Robert is Food Policy Coordinator at ARC2020, which works for better food, farming and rural development policies. The main focus of his work is to advocate for a healthy, equitable, sustainable food system in the context of the Transatlantic Trade and Investment Partnership (TTIP). Robert’s background is in public health, nutrition and food policy. Previous to his current position, he was a research fellow at Aalborg University, with a research and teaching focus on Sustainable Food Systems Transition and Governance. Robert is active in EU policy discussion as member of expert groups in variety of areas including the Common Agricultural Policy, food safety and nutrition and food chain governance.
Sam is a Campaigner in the Food, Land Use and Water Security Programme at Friends of the Earth. He spearheads their work on trade and is one of the central figures in the UK civil society movement opposing TTIP.
Tom has followed the relationship between international trade and agriculture over many years.
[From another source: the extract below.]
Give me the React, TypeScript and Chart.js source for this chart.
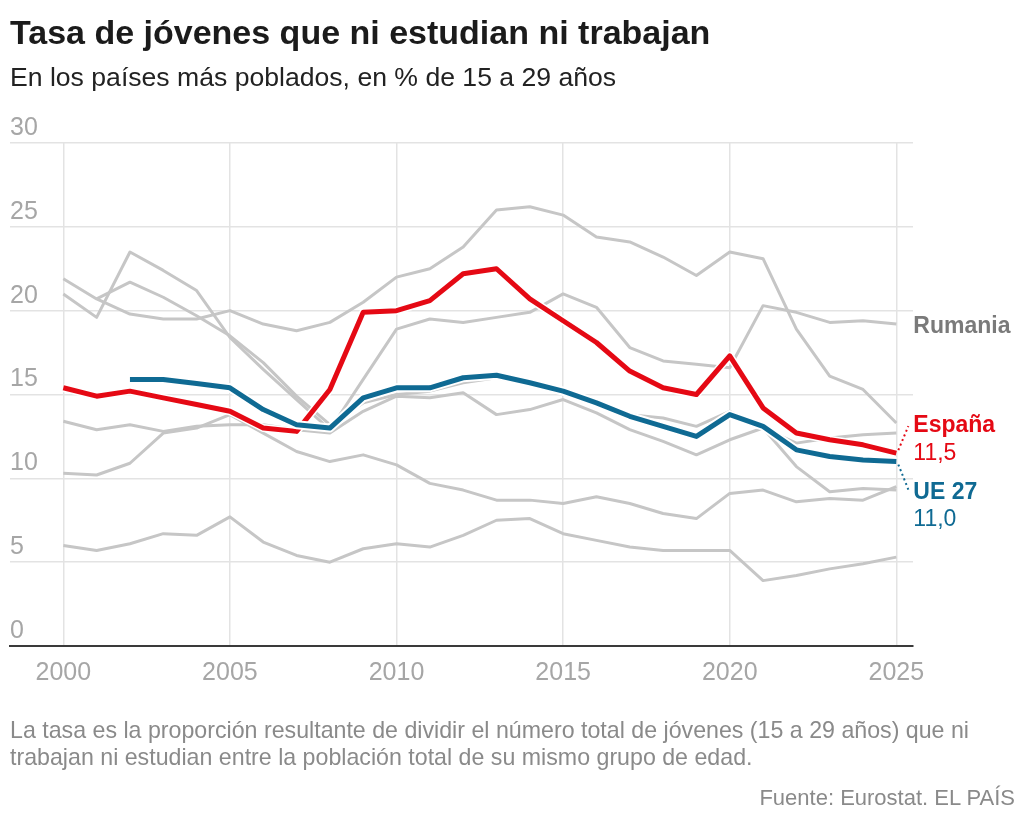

He has managed agricultural reform projects, analysed trade negotiations for Oxfam and is an authority on the commodities trade, including its impact on food security. Recently he has studied the plans for TTIP for a leading campaign group, and he is now investigating the possible use of financial regulations to restrain land grabs in poorer countries. His acclaimed book, Making Poverty:A History (Zed Books, 2008), opened up the complex relations between the mechanisms of world trade and rural poverty.